The current policy changes are designed to address that imbalance by lowering both buyer-side costs and builder-side expenses. The timelines attached to these programs reinforce their focus on near-term construction activity.

What This Means for Buyers

For purchasers considering pre-construction homes or condominiums, these announcements help restore a level of confidence in the sector. One of the key concerns in recent years has been whether projects would proceed on schedule. Measures that improve project feasibility also improve predictability.

What This Means for the GTA Housing Pipeline

The timelines attached to the HST framework are particularly relevant for condominium development.

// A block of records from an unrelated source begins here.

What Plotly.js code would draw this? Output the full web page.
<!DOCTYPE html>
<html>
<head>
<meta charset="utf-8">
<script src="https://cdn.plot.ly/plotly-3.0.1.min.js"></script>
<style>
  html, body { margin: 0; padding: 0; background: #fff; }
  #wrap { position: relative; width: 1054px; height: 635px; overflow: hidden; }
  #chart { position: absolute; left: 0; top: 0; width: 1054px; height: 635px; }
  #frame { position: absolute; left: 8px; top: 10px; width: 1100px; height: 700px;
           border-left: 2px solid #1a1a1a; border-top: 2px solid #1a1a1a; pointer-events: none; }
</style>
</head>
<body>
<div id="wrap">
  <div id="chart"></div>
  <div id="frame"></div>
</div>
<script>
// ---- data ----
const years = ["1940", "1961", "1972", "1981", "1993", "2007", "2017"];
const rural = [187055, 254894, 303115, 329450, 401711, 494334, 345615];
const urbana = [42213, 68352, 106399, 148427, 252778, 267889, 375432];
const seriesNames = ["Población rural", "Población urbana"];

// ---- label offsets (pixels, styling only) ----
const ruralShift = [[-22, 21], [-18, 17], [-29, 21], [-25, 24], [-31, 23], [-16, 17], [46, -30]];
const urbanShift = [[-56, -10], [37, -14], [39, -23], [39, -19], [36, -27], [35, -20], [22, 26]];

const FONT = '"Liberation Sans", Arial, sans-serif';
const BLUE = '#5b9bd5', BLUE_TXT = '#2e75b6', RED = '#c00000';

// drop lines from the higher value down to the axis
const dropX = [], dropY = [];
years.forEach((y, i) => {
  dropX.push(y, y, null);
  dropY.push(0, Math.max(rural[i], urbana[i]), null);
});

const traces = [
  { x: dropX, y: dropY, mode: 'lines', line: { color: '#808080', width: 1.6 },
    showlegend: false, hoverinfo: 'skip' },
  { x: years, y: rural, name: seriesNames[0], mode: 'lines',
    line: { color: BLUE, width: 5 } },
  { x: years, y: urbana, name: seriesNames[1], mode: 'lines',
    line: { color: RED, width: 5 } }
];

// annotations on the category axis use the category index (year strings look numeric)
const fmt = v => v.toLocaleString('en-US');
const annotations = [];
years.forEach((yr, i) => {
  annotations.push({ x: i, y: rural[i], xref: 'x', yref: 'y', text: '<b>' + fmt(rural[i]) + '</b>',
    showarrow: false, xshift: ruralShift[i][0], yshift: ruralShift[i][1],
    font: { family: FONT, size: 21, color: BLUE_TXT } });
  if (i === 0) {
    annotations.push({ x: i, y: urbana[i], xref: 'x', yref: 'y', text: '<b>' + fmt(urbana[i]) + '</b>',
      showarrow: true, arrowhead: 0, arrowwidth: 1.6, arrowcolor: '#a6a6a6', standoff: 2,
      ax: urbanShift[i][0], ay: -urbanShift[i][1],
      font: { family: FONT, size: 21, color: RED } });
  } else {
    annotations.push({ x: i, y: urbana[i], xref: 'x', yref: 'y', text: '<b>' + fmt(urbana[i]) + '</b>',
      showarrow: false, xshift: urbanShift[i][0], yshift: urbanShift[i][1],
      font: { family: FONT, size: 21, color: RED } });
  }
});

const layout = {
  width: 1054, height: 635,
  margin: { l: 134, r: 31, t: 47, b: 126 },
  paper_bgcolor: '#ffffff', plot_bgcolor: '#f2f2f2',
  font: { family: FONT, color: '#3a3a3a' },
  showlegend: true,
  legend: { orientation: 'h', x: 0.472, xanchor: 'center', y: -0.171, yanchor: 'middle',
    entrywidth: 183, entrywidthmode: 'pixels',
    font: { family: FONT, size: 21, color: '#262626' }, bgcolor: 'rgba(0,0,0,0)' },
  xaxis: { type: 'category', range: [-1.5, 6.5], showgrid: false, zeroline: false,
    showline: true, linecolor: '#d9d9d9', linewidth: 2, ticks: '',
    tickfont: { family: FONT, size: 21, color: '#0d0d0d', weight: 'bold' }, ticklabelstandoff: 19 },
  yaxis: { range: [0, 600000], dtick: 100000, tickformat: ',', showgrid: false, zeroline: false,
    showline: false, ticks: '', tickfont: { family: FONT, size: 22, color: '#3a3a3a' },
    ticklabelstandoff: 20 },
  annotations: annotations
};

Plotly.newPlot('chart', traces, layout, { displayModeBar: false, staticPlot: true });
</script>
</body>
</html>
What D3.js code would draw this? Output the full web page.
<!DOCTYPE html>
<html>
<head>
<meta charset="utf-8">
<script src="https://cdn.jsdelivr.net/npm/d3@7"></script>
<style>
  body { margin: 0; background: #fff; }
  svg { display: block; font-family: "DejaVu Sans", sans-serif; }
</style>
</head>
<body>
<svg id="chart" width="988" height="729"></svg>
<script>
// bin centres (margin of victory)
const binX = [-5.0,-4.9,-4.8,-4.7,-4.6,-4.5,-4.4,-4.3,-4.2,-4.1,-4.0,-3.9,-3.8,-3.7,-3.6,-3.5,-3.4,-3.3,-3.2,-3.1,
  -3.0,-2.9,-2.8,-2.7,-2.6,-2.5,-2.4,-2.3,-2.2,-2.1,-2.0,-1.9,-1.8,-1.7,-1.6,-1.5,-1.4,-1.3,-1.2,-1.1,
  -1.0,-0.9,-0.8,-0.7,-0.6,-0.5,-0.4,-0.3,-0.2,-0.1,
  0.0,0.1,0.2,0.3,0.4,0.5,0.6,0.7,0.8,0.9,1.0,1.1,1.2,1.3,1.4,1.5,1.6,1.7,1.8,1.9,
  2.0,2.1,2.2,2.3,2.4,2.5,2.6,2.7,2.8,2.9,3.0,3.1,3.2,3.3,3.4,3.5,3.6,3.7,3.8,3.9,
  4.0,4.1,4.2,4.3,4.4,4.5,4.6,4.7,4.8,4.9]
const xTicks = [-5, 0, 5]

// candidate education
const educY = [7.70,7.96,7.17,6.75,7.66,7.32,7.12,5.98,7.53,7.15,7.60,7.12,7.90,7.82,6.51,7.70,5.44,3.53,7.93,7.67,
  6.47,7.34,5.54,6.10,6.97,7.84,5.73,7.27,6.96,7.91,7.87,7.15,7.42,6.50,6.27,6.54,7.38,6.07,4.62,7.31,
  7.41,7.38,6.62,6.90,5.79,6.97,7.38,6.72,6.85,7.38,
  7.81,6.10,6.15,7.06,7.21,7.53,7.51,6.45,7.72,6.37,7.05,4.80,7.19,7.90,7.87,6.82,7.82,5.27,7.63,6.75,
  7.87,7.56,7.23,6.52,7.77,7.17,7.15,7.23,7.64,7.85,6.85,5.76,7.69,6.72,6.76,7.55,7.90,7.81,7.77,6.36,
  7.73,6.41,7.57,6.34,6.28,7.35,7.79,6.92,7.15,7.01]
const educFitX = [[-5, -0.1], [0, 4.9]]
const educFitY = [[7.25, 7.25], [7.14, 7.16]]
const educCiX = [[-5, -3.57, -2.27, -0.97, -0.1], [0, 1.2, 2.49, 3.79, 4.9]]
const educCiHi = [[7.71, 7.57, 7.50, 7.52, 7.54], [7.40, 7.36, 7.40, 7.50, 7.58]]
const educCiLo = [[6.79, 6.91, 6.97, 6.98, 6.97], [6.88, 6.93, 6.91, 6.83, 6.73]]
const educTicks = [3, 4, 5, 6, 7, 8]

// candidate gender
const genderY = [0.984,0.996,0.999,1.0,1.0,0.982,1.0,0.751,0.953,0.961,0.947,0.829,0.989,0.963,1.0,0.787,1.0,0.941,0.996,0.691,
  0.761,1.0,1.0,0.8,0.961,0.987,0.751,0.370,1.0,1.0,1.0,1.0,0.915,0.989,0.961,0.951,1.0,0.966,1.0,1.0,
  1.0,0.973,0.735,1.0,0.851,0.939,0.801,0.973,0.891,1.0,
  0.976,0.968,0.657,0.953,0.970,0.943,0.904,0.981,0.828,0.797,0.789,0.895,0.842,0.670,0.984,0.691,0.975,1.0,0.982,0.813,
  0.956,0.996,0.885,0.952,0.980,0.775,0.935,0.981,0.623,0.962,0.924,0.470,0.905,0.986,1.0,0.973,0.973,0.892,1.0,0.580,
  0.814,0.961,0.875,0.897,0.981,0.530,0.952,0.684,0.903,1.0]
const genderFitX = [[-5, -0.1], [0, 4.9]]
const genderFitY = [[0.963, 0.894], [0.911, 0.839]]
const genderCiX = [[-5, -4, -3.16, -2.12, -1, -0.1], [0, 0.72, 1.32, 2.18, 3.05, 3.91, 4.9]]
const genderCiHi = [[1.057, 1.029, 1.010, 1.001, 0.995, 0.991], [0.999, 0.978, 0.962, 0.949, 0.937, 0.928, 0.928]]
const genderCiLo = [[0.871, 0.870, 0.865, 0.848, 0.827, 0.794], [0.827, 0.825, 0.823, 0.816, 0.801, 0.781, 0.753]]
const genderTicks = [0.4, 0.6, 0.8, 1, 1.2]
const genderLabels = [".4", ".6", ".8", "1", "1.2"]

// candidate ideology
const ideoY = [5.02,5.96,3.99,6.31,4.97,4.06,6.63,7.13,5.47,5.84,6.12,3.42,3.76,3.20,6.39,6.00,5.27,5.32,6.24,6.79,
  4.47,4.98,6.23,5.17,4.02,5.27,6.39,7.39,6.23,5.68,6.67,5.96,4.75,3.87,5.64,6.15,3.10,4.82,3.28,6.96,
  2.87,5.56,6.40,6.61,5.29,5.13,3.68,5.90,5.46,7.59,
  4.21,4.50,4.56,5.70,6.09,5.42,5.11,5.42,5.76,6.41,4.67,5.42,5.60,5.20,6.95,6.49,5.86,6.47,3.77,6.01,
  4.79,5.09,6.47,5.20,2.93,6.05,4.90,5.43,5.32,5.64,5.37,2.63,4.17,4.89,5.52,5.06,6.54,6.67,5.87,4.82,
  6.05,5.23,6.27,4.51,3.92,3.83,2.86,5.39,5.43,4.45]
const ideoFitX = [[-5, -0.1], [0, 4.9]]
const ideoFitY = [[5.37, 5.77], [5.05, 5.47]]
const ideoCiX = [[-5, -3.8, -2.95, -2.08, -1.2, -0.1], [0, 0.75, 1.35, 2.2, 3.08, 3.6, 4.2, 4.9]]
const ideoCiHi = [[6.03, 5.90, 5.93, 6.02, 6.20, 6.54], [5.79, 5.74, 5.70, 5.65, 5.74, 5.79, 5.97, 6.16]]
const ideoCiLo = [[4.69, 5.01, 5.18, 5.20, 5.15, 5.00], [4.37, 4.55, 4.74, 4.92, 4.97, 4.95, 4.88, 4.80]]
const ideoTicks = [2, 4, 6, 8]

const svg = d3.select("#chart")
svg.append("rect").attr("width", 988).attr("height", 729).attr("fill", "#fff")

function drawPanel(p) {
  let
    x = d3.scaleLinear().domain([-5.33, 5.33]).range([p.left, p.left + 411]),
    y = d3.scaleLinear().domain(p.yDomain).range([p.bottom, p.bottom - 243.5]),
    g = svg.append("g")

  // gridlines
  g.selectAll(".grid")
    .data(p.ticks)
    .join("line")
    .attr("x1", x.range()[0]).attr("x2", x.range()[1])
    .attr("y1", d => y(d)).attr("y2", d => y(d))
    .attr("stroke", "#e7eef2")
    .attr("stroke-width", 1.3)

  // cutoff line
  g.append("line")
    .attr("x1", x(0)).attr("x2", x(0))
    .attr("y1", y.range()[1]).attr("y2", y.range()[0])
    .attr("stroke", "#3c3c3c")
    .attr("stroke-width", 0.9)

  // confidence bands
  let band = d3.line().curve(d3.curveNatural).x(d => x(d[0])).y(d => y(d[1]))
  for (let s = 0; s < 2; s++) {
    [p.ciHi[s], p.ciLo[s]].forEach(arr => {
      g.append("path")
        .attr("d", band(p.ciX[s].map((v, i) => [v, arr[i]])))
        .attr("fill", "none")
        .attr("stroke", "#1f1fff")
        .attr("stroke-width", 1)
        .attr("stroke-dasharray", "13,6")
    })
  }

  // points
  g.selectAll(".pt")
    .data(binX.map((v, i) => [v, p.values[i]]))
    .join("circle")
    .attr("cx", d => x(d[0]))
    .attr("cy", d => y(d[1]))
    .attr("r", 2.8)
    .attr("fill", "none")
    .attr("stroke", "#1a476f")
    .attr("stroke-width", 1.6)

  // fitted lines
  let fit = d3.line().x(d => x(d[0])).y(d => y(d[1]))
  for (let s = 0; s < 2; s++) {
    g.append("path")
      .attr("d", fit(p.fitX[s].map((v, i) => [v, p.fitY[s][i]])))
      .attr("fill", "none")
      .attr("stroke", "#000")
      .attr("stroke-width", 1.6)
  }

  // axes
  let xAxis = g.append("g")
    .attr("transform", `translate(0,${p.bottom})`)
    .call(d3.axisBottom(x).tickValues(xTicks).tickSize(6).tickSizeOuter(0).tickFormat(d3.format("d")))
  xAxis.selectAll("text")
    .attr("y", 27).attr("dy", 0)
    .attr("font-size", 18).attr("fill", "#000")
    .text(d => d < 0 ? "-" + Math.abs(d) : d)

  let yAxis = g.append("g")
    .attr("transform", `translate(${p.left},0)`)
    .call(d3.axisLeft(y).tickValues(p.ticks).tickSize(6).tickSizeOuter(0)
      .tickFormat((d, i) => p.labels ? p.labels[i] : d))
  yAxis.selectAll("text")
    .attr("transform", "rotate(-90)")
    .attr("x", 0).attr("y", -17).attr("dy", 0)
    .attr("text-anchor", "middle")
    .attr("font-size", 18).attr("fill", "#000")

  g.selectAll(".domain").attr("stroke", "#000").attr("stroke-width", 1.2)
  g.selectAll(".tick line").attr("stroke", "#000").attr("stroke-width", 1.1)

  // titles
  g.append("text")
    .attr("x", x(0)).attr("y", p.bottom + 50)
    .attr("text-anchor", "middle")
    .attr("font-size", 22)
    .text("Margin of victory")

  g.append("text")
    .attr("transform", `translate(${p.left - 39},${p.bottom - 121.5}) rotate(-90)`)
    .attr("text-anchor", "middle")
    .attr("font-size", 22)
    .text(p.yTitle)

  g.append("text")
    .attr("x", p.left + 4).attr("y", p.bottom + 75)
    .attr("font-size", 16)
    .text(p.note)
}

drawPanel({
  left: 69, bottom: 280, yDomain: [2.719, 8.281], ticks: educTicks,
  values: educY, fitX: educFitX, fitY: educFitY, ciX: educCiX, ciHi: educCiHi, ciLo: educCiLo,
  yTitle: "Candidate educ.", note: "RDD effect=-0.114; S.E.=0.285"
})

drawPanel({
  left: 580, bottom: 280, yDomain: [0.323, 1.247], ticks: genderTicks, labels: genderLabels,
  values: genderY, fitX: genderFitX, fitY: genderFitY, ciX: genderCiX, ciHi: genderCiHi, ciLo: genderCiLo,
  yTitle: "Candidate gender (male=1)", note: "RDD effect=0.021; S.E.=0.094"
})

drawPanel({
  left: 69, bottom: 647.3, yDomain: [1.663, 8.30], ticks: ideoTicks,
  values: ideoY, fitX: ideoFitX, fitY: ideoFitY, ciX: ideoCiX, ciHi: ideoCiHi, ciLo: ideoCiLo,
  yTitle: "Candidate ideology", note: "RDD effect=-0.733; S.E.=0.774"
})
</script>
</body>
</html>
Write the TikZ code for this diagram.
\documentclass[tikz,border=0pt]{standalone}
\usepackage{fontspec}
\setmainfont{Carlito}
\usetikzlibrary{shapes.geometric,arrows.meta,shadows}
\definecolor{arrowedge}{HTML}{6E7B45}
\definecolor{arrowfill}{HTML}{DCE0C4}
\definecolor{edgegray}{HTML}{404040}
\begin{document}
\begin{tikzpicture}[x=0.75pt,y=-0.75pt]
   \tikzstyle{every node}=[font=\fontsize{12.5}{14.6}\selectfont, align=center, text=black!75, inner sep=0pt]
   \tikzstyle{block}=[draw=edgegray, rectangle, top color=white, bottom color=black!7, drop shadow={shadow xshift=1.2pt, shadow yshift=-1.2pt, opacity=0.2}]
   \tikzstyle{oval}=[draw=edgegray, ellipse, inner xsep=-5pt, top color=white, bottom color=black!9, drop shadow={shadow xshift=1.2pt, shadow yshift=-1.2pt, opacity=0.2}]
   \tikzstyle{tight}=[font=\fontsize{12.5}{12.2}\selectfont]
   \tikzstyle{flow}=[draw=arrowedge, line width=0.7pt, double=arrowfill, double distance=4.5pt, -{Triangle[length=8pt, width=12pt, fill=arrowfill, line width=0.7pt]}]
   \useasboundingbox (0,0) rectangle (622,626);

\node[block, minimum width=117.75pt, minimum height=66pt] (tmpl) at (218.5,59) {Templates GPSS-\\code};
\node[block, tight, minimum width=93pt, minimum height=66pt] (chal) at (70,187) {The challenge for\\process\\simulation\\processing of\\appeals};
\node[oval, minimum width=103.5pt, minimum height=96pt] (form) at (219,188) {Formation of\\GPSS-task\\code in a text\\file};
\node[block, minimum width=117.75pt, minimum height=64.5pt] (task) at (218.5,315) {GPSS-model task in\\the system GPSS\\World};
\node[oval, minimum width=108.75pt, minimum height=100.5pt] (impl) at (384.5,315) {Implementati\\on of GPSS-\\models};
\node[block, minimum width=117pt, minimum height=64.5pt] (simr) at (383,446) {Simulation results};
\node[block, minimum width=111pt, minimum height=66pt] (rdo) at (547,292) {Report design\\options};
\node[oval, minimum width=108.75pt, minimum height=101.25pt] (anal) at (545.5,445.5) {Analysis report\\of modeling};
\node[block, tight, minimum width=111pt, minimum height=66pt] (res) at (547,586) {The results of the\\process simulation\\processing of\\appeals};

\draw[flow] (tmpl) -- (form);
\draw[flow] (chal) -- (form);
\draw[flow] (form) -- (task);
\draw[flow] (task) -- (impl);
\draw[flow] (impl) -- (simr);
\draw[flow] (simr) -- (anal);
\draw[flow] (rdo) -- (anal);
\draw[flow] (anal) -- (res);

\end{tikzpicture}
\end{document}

High-rise projects typically require extended approval periods and presale thresholds before construction begins. As a result, the greatest near-term impact is likely to be seen in projects that are already well advanced in the planning process. Mid-rise, stacked townhouse, and other “missing middle” formats may respond more quickly, especially where approvals are already in place.

If these programs are extended beyond their current timelines, their impact could broaden significantly.

What to Watch Next

For buyers, the key signal will be whether more projects begin returning to the market through late 2026 and into 2027.

For sellers, the takeaway is equally important. Long-term market stability depends on restoring construction activity. While these measures are targeted at new construction below $1.85 million, a stronger development pipeline supports the overall housing environment across all price points.

These policy changes do not solve the housing shortage on their own. They do, however, improve the economics of building at a time when the market needs it most. Their success will ultimately depend on interest rates, municipal participation, and how quickly builders move to take advantage of the window they have been given.